Stock-Picking Computers

In my we-do-not-have-strong-AI-yet category, I found this juicy quote on slashdot:

Investment firms fall over themselves advertising their latest, most esoteric systems,’ said Mr. Lo of M.I.T., who was asked by a $20 billion pension fund to design a neural network. He declined after discovering the investors had no real idea how such networks work.’ Why did he decline? ‘I’ll build a stock market neural network for a couple thousand (you’ll just need five thousand years of market data to train it before it actually works).

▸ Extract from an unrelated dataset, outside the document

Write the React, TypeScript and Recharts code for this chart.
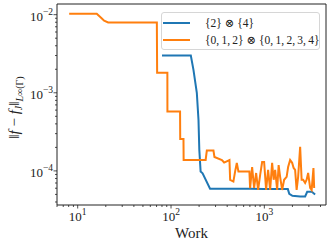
import React from "react";
import { LineChart, Line, XAxis, YAxis, ReferenceArea, Legend } from "recharts";

// axis limits (log-log)
const xDomain = [6.0, 4580];
const yDomain = [3.66e-5, 0.0137];

const xMajor = [10, 100, 1000];
const xMinor = [6, 7, 8, 9, 20, 30, 40, 50, 60, 70, 80, 90, 200, 300, 400, 500, 600, 700, 800, 900, 2000, 3000, 4000];
const yMajor = [1e-4, 1e-3, 1e-2];
const yMinor = [4e-5, 5e-5, 6e-5, 7e-5, 8e-5, 9e-5, 2e-4, 3e-4, 4e-4, 5e-4, 6e-4, 7e-4, 8e-4, 9e-4, 2e-3, 3e-3, 4e-3, 5e-3, 6e-3, 7e-3, 8e-3, 9e-3];

// {2} x {4}
const blueWork = [80, 163, 174, 189, 197, 201, 207.6, 218, 262, 400, 700, 1000, 1400, 1786, 1850, 2000, 2420, 2737, 2880, 3228, 3501];
const blueErr = [3.0e-3, 3.0e-3, 1.97e-3, 1.0e-3, 4.5e-4, 1.86e-4, 9.8e-5, 9.3e-5, 5.9e-5, 5.9e-5, 5.9e-5, 5.85e-5, 5.85e-5, 5.85e-5, 5.1e-5, 4.8e-5, 4.7e-5, 4.7e-5, 5.4e-5, 5.4e-5, 5.0e-5];

// {0,1,2} x {0,1,2,3,4}
const orangeWork = [
  8.1, 16, 17.8, 19.2, 21.2, 70.5, 71, 91.4, 91.5, 125, 125.5, 136, 136.5, 235, 242, 285, 292, 351, 371, 423, 430, 466, 486, 507, 528, 692, 704,
  740, 777, 817, 858, 902, 947, 995, 1045, 1098, 1154, 1212, 1259, 1306, 1372, 1423, 1477, 1551, 1630, 1734, 1799, 1890, 1986, 2061, 2138,
  2219, 2303, 2420, 2511, 2606, 2737, 2840, 2948, 3097, 3214, 3360, 3419,
];
const orangeErr = [
  0.0103, 0.0103, 9.15e-3, 8.38e-3, 7.96e-3, 7.96e-3, 1.8e-3, 1.8e-3, 5.75e-4, 5.75e-4, 2.57e-4, 2.57e-4, 1.38e-4, 1.38e-4, 1.82e-4, 1.82e-4,
  1.51e-4, 1.38e-4, 1.28e-4, 1.38e-4, 7.67e-5, 7.3e-5, 9.8e-5, 1.26e-4, 9.8e-5, 9.8e-5, 6.0e-5,
  1.12e-4, 6.05e-5, 9.4e-5, 5.7e-5, 8.9e-5, 1.3e-4, 1.3e-4, 5.7e-5, 1.03e-4, 5.7e-5, 1.27e-4, 7.7e-5, 1.03e-4, 5.7e-5, 1.19e-4, 8.4e-5,
  5.7e-5, 7.7e-5, 8.4e-5, 1.12e-4, 1.38e-4, 1.27e-4, 1.09e-4, 1.03e-4, 5.7e-5, 8.4e-5, 2.03e-4, 7.7e-5, 7.7e-5, 7.0e-5, 7.7e-5, 9.4e-5,
  6.05e-5, 5.7e-5, 1.09e-4, 6.05e-5,
];

const BLUE = "#1f77b4";
const ORANGE = "#ff7f0e";
const INK = "#222";
const FONT = "'Liberation Serif', 'DejaVu Serif', serif";

const blueData = blueWork.map((x, i) => ({ x, y: blueErr[i] }));
const orangeData = orangeWork.map((x, i) => ({ x, y: orangeErr[i] }));

const isMajor = (v: number) => Math.abs(Math.log10(v) - Math.round(Math.log10(v))) < 1e-6;
const expLabel = (v: number) => {
  const e = Math.round(Math.log10(v));
  return e < 0 ? "\u2212" + Math.abs(e) : String(e);
};

const XTick = (props: any) => {
  const { x, y, payload } = props;
  const major = isMajor(payload.value);
  return (
    <g>
      <line x1={x} x2={x} y1={y} y2={y + (major ? 3.5 : 2)} stroke={INK} strokeWidth={0.8} />
      {major && (
        <text x={x} y={y + 16} textAnchor="middle" fontFamily={FONT} fontSize={13} fill={INK}>
          10
          <tspan dy={-6} fontSize={9.5}>
            {expLabel(payload.value)}
          </tspan>
        </text>
      )}
    </g>
  );
};

const YTick = (props: any) => {
  const { x, y, payload } = props;
  const major = isMajor(payload.value);
  return (
    <g>
      <line x1={x} x2={x - (major ? 3.5 : 2)} y1={y} y2={y} stroke={INK} strokeWidth={0.8} />
      {major && (
        <text x={x - 4} y={y + 6.5} textAnchor="end" fontFamily={FONT} fontSize={13} fill={INK}>
          10
          <tspan dy={-6} fontSize={9.5}>
            {expLabel(payload.value)}
          </tspan>
        </text>
      )}
    </g>
  );
};

const YLabel = (props: any) => {
  const vb = props.viewBox;
  const cx = vb.x + 19;
  const cy = vb.y + vb.height / 2 + 3;
  return (
    <text transform={`translate(${cx},${cy}) rotate(-90)`} textAnchor="middle" fontFamily={FONT} fontSize={15} fill={INK}>
      {"\u2016"}
      <tspan fontStyle="italic">f</tspan>
      {" \u2212 "}
      <tspan fontStyle="italic">f</tspan>
      <tspan dy={3} fontSize={10} fontStyle="italic">J</tspan>
      <tspan dy={-3}>{"\u2016"}</tspan>
      <tspan dy={4} fontSize={10}>
        <tspan fontStyle="italic">L</tspan>
        {"\u221E(\u0393)"}
      </tspan>
    </text>
  );
};

const XLabel = (props: any) => {
  const vb = props.viewBox;
  return (
    <text x={vb.x + vb.width / 2} y={vb.y + 33} textAnchor="middle" fontFamily={FONT} fontSize={15} fill={INK}>
      Work
    </text>
  );
};

const legendItems = [
  { label: "{2} \u2297 {4}", color: BLUE },
  { label: "{0,\u20091,\u20092} \u2297 {0,\u20091,\u20092,\u20093,\u20094}", color: ORANGE },
];

const LegendBox = () => (
  <div
    style={{
      width: 159,
      height: 38,
      boxSizing: "border-box",
      border: "1px solid #d6d6d6",
      borderRadius: 3,
      background: "rgba(255,255,255,0.85)",
      fontFamily: FONT,
      fontSize: 11.5,
      color: INK,
      padding: "1px 0 0 1px",
    }}
  >
    {legendItems.map((it) => (
      <div key={it.label} style={{ display: "flex", alignItems: "center", height: 17.5, whiteSpace: "nowrap" }}>
        <span style={{ display: "inline-block", flexShrink: 0, width: 27, height: 2, background: it.color, marginRight: 15 }} />
        <span>{it.label}</span>
      </div>
    ))}
  </div>
);

export default function App() {
  return (
    <div style={{ position: "absolute", left: 0, top: 0, width: 332, height: 246, background: "#fff" }}>
      <LineChart width={332} height={246} margin={{ top: 4, right: 6, bottom: 0, left: 0 }}>
        <XAxis
          dataKey="x"
          type="number"
          scale="log"
          domain={xDomain}
          allowDataOverflow
          ticks={[...xMajor, ...xMinor]}
          interval={0}
          tickSize={0}
          tickMargin={0}
          axisLine={false}
          tickLine={false}
          tick={<XTick />}
          height={41}
          label={<XLabel />}
        />
        <YAxis
          dataKey="y"
          type="number"
          scale="log"
          domain={yDomain}
          allowDataOverflow
          ticks={[...yMajor, ...yMinor]}
          interval={0}
          tickSize={0}
          tickMargin={0}
          axisLine={false}
          tickLine={false}
          tick={<YTick />}
          width={57}
          label={<YLabel />}
        />
        <Line data={blueData} dataKey="y" stroke={BLUE} strokeWidth={2} dot={false} isAnimationActive={false} type="linear" />
        <Line data={orangeData} dataKey="y" stroke={ORANGE} strokeWidth={2} dot={false} isAnimationActive={false} type="linear" />
        <ReferenceArea
          x1={xDomain[0]}
          x2={xDomain[1]}
          y1={yDomain[0]}
          y2={yDomain[1]}
          fill="none"
          fillOpacity={0}
          stroke={INK}
          strokeWidth={1}
          ifOverflow="visible"
        />
        <Legend
          layout="horizontal"
          verticalAlign="middle"
          align="center"
          content={<LegendBox />}
          wrapperStyle={{ left: 161, top: 12, width: 159, height: 38 }}
        />
      </LineChart>
    </div>
  );
}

I was approached myself to work with a company that did stock picking by computer. When I suggested they look at having the computer help the human being make better decisions, they dismissed the whole notion as being silly. Why help the human being when the machine can take over? Why have so little ambition?

Well, the truth is, now wait for it, computers are less intelligent than human beings! I can’t believe I need to write down something like this, but it is fortunate that there are still Machine Learning researchers (at MIT) who do not fall in love with their topic to the point of living under the illusion that it is easy to mimick human intelligence.

Now, you’ll excuse me, I have my daily batch of spam-that-got-through-12-layers-of-machine-learning-spam-filters to delete.

Source: Slashdot.

One thought on “Stock-Picking Computers”

  1. I think it is more accurate to say that humans and computers are good at different things. I will deliberately avoid the loaded term “intelligent” and assert that computers, as per quantitative measures of performance, sometimes outperform humans on very specific (and, typically, narrow) tasks. As an example, computers are much better at credit scoring than humans, under real-world conditions, when both are presented with the same information on credit applicants.